*** PROVIDED MATERIAL ***

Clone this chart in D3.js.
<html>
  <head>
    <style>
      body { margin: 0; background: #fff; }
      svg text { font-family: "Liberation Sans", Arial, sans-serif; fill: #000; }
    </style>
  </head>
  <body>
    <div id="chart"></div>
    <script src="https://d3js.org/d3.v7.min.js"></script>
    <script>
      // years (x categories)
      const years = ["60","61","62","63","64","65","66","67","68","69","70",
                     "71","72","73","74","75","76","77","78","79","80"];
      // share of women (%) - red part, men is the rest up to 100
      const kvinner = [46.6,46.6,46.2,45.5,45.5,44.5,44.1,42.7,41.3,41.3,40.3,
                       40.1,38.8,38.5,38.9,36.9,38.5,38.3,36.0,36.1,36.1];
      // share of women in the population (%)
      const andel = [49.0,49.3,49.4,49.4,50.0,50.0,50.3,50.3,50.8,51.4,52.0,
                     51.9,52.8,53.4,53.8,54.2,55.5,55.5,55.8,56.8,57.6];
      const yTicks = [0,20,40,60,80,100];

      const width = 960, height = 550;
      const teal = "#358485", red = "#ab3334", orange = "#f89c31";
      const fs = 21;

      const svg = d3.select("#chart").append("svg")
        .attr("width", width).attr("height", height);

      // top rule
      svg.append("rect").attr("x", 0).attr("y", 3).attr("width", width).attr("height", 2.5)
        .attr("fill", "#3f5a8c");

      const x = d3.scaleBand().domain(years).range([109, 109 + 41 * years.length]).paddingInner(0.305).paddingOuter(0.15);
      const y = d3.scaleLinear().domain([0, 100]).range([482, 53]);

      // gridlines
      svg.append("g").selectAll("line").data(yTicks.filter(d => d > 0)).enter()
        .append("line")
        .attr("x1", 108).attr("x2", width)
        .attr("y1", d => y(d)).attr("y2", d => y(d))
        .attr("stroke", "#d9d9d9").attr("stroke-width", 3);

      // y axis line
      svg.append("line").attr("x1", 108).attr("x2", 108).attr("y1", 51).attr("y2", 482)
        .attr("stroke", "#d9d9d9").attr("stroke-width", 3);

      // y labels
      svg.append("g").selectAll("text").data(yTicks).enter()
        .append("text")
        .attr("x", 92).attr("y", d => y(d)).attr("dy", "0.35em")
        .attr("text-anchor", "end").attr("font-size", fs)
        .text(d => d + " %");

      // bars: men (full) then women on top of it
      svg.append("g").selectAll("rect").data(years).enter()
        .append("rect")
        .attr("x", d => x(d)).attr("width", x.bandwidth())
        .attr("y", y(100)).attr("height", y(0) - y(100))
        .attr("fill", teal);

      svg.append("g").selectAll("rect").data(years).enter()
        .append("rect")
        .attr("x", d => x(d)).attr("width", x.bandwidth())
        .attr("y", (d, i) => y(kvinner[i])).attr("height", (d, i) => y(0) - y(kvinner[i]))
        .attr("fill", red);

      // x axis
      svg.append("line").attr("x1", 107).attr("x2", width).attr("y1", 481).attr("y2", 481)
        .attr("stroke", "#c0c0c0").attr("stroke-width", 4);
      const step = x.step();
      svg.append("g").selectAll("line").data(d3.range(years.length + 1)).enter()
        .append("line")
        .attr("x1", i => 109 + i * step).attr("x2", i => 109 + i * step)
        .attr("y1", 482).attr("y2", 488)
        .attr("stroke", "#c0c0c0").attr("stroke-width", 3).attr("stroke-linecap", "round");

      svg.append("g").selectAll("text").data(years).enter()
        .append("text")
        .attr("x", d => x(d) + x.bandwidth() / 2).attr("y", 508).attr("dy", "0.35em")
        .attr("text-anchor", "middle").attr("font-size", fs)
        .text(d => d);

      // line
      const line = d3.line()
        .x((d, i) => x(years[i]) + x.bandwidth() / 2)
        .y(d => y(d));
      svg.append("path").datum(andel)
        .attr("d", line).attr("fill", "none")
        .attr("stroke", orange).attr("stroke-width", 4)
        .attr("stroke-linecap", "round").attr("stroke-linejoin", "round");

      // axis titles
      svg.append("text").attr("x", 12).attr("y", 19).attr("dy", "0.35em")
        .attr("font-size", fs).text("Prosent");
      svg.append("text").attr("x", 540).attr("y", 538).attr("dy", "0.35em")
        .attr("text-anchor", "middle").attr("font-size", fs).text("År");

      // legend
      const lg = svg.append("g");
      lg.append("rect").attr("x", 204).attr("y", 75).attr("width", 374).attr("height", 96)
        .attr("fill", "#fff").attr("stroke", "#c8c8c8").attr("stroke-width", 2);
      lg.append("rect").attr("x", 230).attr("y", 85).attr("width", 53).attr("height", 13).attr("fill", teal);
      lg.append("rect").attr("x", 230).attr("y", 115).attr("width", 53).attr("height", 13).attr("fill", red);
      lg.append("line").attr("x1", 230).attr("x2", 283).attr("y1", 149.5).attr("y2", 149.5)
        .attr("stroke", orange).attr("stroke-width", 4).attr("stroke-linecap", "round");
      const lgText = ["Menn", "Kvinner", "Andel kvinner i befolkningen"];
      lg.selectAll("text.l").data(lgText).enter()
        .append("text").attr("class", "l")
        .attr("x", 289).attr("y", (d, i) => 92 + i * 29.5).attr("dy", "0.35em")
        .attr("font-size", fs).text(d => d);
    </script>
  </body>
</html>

***

Give back each line above precisely as it stands.

— ANSWER —
Clone this chart in D3.js.
<html>
  <head>
    <style>
      body { margin: 0; background: #fff; }
      svg text { font-family: "Liberation Sans", Arial, sans-serif; fill: #000; }
    </style>
  </head>
  <body>
    <div id="chart"></div>
    <script src="https://d3js.org/d3.v7.min.js"></script>
    <script>
      // years (x categories)
      const years = ["60","61","62","63","64","65","66","67","68","69","70",
                     "71","72","73","74","75","76","77","78","79","80"];
      // share of women (%) - red part, men is the rest up to 100
      const kvinner = [46.6,46.6,46.2,45.5,45.5,44.5,44.1,42.7,41.3,41.3,40.3,
                       40.1,38.8,38.5,38.9,36.9,38.5,38.3,36.0,36.1,36.1];
      // share of women in the population (%)
      const andel = [49.0,49.3,49.4,49.4,50.0,50.0,50.3,50.3,50.8,51.4,52.0,
                     51.9,52.8,53.4,53.8,54.2,55.5,55.5,55.8,56.8,57.6];
      const yTicks = [0,20,40,60,80,100];

      const width = 960, height = 550;
      const teal = "#358485", red = "#ab3334", orange = "#f89c31";
      const fs = 21;

      const svg = d3.select("#chart").append("svg")
        .attr("width", width).attr("height", height);

      // top rule
      svg.append("rect").attr("x", 0).attr("y", 3).attr("width", width).attr("height", 2.5)
        .attr("fill", "#3f5a8c");

      const x = d3.scaleBand().domain(years).range([109, 109 + 41 * years.length]).paddingInner(0.305).paddingOuter(0.15);
      const y = d3.scaleLinear().domain([0, 100]).range([482, 53]);

      // gridlines
      svg.append("g").selectAll("line").data(yTicks.filter(d => d > 0)).enter()
        .append("line")
        .attr("x1", 108).attr("x2", width)
        .attr("y1", d => y(d)).attr("y2", d => y(d))
        .attr("stroke", "#d9d9d9").attr("stroke-width", 3);

      // y axis line
      svg.append("line").attr("x1", 108).attr("x2", 108).attr("y1", 51).attr("y2", 482)
        .attr("stroke", "#d9d9d9").attr("stroke-width", 3);

      // y labels
      svg.append("g").selectAll("text").data(yTicks).enter()
        .append("text")
        .attr("x", 92).attr("y", d => y(d)).attr("dy", "0.35em")
        .attr("text-anchor", "end").attr("font-size", fs)
        .text(d => d + " %");

      // bars: men (full) then women on top of it
      svg.append("g").selectAll("rect").data(years).enter()
        .append("rect")
        .attr("x", d => x(d)).attr("width", x.bandwidth())
        .attr("y", y(100)).attr("height", y(0) - y(100))
        .attr("fill", teal);

      svg.append("g").selectAll("rect").data(years).enter()
        .append("rect")
        .attr("x", d => x(d)).attr("width", x.bandwidth())
        .attr("y", (d, i) => y(kvinner[i])).attr("height", (d, i) => y(0) - y(kvinner[i]))
        .attr("fill", red);

      // x axis
      svg.append("line").attr("x1", 107).attr("x2", width).attr("y1", 481).attr("y2", 481)
        .attr("stroke", "#c0c0c0").attr("stroke-width", 4);
      const step = x.step();
      svg.append("g").selectAll("line").data(d3.range(years.length + 1)).enter()
        .append("line")
        .attr("x1", i => 109 + i * step).attr("x2", i => 109 + i * step)
        .attr("y1", 482).attr("y2", 488)
        .attr("stroke", "#c0c0c0").attr("stroke-width", 3).attr("stroke-linecap", "round");

      svg.append("g").selectAll("text").data(years).enter()
        .append("text")
        .attr("x", d => x(d) + x.bandwidth() / 2).attr("y", 508).attr("dy", "0.35em")
        .attr("text-anchor", "middle").attr("font-size", fs)
        .text(d => d);

      // line
      const line = d3.line()
        .x((d, i) => x(years[i]) + x.bandwidth() / 2)
        .y(d => y(d));
      svg.append("path").datum(andel)
        .attr("d", line).attr("fill", "none")
        .attr("stroke", orange).attr("stroke-width", 4)
        .attr("stroke-linecap", "round").attr("stroke-linejoin", "round");

      // axis titles
      svg.append("text").attr("x", 12).attr("y", 19).attr("dy", "0.35em")
        .attr("font-size", fs).text("Prosent");
      svg.append("text").attr("x", 540).attr("y", 538).attr("dy", "0.35em")
        .attr("text-anchor", "middle").attr("font-size", fs).text("År");

      // legend
      const lg = svg.append("g");
      lg.append("rect").attr("x", 204).attr("y", 75).attr("width", 374).attr("height", 96)
        .attr("fill", "#fff").attr("stroke", "#c8c8c8").attr("stroke-width", 2);
      lg.append("rect").attr("x", 230).attr("y", 85).attr("width", 53).attr("height", 13).attr("fill", teal);
      lg.append("rect").attr("x", 230).attr("y", 115).attr("width", 53).attr("height", 13).attr("fill", red);
      lg.append("line").attr("x1", 230).attr("x2", 283).attr("y1", 149.5).attr("y2", 149.5)
        .attr("stroke", orange).attr("stroke-width", 4).attr("stroke-linecap", "round");
      const lgText = ["Menn", "Kvinner", "Andel kvinner i befolkningen"];
      lg.selectAll("text.l").data(lgText).enter()
        .append("text").attr("class", "l")
        .attr("x", 289).attr("y", (d, i) => 92 + i * 29.5).attr("dy", "0.35em")
        .attr("font-size", fs).text(d => d);
    </script>
  </body>
</html>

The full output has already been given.